Mentor Io: And now to the most important part. To the glass foundation of our world. To the pinhole system. You may think that the shortest way from point A to point B is a straight line. You are wrong. The shortest way possible is not a line, but a dot. With a pinhole system, we can cheat out and bend space, making a hole that will connect point A and point B. You don't need to traverse time and space, you are already there. The nuances of the pinhole systems will be explained in the navigation fundamentals lecture. I will tell you only one main thing. The pinhole system is linked to an observer effect. Someone must be there, so a pinhole can be created. Argentum's labs went through many options: AI, brains in jars, animals, katz in comas, katz in their sleep… Nothing worked. We need an alive and sober navigator. However, a 79% drunk navigator would work, too.

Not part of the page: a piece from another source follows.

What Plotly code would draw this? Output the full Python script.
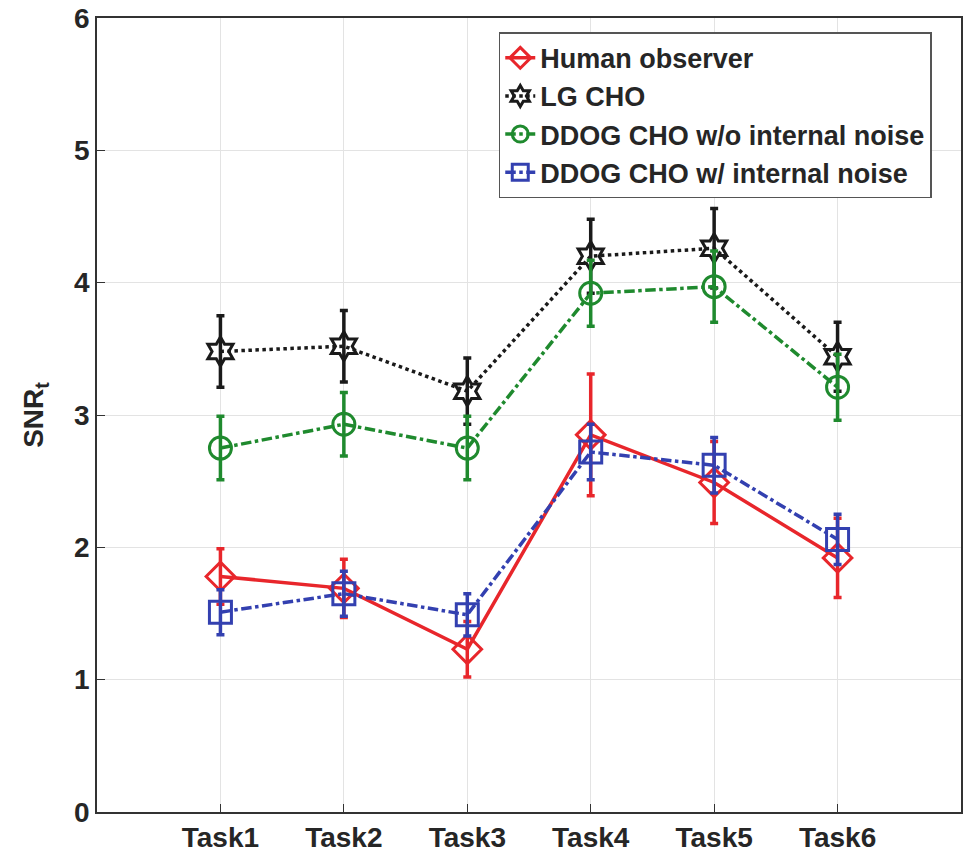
import plotly.graph_objects as go

tasks = ["Task1", "Task2", "Task3", "Task4", "Task5", "Task6"]
x_pos = [1, 2, 3, 4, 5, 6]

human = [1.78, 1.69, 1.23, 2.85, 2.49, 1.92]
human_err = [0.21, 0.22, 0.21, 0.46, 0.31, 0.30]

lg_cho = [3.48, 3.52, 3.18, 4.20, 4.26, 3.44]
lg_err = [0.27, 0.27, 0.25, 0.28, 0.30, 0.26]

ddog_wo = [2.75, 2.93, 2.75, 3.92, 3.97, 3.21]
ddog_wo_err = [0.24, 0.24, 0.24, 0.25, 0.27, 0.25]

ddog_w = [1.51, 1.65, 1.49, 2.72, 2.62, 2.06]
ddog_w_err = [0.17, 0.17, 0.16, 0.21, 0.21, 0.19]

series = [
    ("Human observer", human, human_err, "#e8262b", "solid", "diamond-open"),
    ("LG CHO", lg_cho, lg_err, "#1a1a1a", "dot", "hexagram-open"),
    ("DDOG CHO w/o internal noise", ddog_wo, ddog_wo_err, "#1f8a2e", "dashdot", "circle-open"),
    ("DDOG CHO w/ internal noise", ddog_w, ddog_w_err, "#3340b0", "dashdot", "square-open"),
]

fig = go.Figure()
for name, y, e, c, dash, sym in series:
    fig.add_trace(go.Scatter(
        x=x_pos, y=y, name=name, mode="lines+markers",
        line=dict(color=c, width=3.5, dash=dash),
        marker=dict(symbol=sym, size=22, color=c, line=dict(width=3, color=c)),
        error_y=dict(type="data", array=e, visible=True, color=c, thickness=3.5, width=4),
    ))

font = "Liberation Sans, Arial, sans-serif"
fig.update_layout(
    width=966, height=856,
    margin=dict(l=97, r=3, t=16, b=44),
    paper_bgcolor="white", plot_bgcolor="white",
    font=dict(family=font, size=26, color="#262626"),
    showlegend=True,
    legend=dict(
        x=0.465, y=0.982, xanchor="left", yanchor="top",
        bgcolor="white", bordercolor="#555555", borderwidth=1.5,
        font=dict(family=font, size=27, color="#262626", weight="bold"),
        itemwidth=30, tracegroupgap=0,
    ),
)
fig.update_xaxes(
    range=[0, 7], tickvals=x_pos, ticktext=[f"<b>{t}</b>" for t in tasks],
    showgrid=True, gridcolor="#e3e3e3", gridwidth=1,
    showline=True, linecolor="#333333", linewidth=1.5, mirror=True,
    ticks="inside", ticklen=8, tickcolor="#333333",
    tickfont=dict(family=font, size=28, color="#262626"),
    zeroline=False,
)
fig.update_yaxes(
    range=[0, 6], tickvals=[0, 1, 2, 3, 4, 5, 6],
    ticktext=[f"<b>{v}</b>" for v in range(7)],
    showgrid=True, gridcolor="#e3e3e3", gridwidth=1,
    showline=True, linecolor="#333333", linewidth=1.5, mirror=True,
    ticks="inside", ticklen=8, tickcolor="#333333",
    tickfont=dict(family=font, size=28, color="#262626"),
    title=dict(text="<b>SNR<sub>t</sub></b>", font=dict(family=font, size=28, color="#262626"), standoff=22),
    zeroline=False,
)

fig.write_html("out.html")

Mentor Io: But one navigator is not enough. The vessel needs to be operated. The autopilot does not always do the job, plus the autopilot consumes the energy and processing power of the vessel. In the direct engagement, these things can be used elsewhere, like, for location systems, maneuvering, guns, etc.

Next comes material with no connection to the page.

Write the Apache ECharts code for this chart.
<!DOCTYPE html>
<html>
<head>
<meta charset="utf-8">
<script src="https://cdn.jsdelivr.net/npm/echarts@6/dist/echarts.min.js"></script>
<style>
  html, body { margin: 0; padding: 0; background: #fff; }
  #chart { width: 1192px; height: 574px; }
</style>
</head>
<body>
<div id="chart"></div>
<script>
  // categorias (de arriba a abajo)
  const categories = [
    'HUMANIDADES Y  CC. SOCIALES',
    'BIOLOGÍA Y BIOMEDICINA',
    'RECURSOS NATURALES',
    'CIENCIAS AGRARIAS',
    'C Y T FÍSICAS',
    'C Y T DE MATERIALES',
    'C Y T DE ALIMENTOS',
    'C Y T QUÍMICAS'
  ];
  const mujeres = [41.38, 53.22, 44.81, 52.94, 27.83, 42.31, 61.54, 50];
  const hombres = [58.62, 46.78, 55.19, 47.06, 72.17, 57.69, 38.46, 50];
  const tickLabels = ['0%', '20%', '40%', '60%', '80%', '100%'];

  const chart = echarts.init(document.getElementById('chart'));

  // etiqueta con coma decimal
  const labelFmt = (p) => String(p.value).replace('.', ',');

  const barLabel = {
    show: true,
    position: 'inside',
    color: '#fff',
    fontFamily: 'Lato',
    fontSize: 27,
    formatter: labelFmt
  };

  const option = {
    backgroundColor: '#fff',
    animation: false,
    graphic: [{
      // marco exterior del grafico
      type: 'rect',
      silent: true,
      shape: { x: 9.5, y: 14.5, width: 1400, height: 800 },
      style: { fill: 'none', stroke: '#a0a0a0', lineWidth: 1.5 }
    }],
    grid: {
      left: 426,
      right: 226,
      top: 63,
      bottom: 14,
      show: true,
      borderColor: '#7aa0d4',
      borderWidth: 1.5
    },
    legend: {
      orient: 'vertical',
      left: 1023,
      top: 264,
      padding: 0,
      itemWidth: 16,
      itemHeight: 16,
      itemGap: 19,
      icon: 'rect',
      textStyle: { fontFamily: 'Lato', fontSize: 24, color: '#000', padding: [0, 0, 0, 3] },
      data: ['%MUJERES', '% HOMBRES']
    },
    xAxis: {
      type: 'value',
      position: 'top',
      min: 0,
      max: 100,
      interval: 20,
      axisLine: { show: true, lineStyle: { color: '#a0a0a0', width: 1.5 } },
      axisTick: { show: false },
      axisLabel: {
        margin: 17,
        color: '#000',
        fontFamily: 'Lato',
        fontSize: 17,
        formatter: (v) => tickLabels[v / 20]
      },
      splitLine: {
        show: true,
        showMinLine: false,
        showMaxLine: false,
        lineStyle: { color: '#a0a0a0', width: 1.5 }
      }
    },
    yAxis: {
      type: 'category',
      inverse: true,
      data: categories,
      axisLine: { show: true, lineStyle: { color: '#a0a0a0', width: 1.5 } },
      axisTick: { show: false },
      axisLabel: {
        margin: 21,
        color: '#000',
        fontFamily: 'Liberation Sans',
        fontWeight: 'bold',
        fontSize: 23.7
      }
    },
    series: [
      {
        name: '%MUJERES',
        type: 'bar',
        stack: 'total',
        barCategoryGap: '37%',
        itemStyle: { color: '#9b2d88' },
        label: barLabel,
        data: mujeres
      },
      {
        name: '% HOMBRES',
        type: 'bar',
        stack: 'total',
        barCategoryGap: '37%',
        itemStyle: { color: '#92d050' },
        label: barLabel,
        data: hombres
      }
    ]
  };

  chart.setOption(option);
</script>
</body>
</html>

Mentor Io: The pilot and navigator need to see what's going on around them and need to be able to communicate with other vessels. But the first one is busy with maneuvering, the second with routes and pinholes. Ok, let's add a network specialist.

Mentor Io: The pilot can't shoot. This is not a small and simple WNG-type. MID-type has complex firing systems and complex weapons. For example, a torpedo must be prepared: aimed, locked in, programed, launched. You can't do that while maneuvering. Ok, let's add a gunner specialist.

Mentor Io: The heart of the MID-type military vessel is the two reactor units. Two little unstable stars that keep trying to pull some sneaky trick with splitting, decomposition, mutation, transformation, or rebirth. We NEED an engineering specialist.

Mentor Io: So, in the end, we have a navigator specialist, a pilot specialist, a network specialist, a gunner specialist, and an engineering specialist. They can suffer from malfunction too. So, we need a medical specialist. That's it. That's your minimum.

Mentor Io: The nuances and superstitions of each specialization will be explained to you at other lectures in the future.

Mentor Io: In the meantime, you must learn your specialization and socialize with everyone. To get to know each other, to talk, to play, to make friends. To find your best soulmates out of the available resources. For long, long hours, you'll share the small apartments of the MID-type vessel with someone from here. This is more serious than a tribe, clan, biological or synthetic family. It is your crew. Don't forget that.

Mentor Io: Everything that happens in the Academy is a learning experience. Not a final test. You must act, you must learn, you must ask questions, and can make mistakes. Because you won't have the right to make mistakes up there.

Mentor Io: In the Academy, you are not allowed to make only critical mistakes. They are all described in the “critical failures” file. Read it. Dismissed.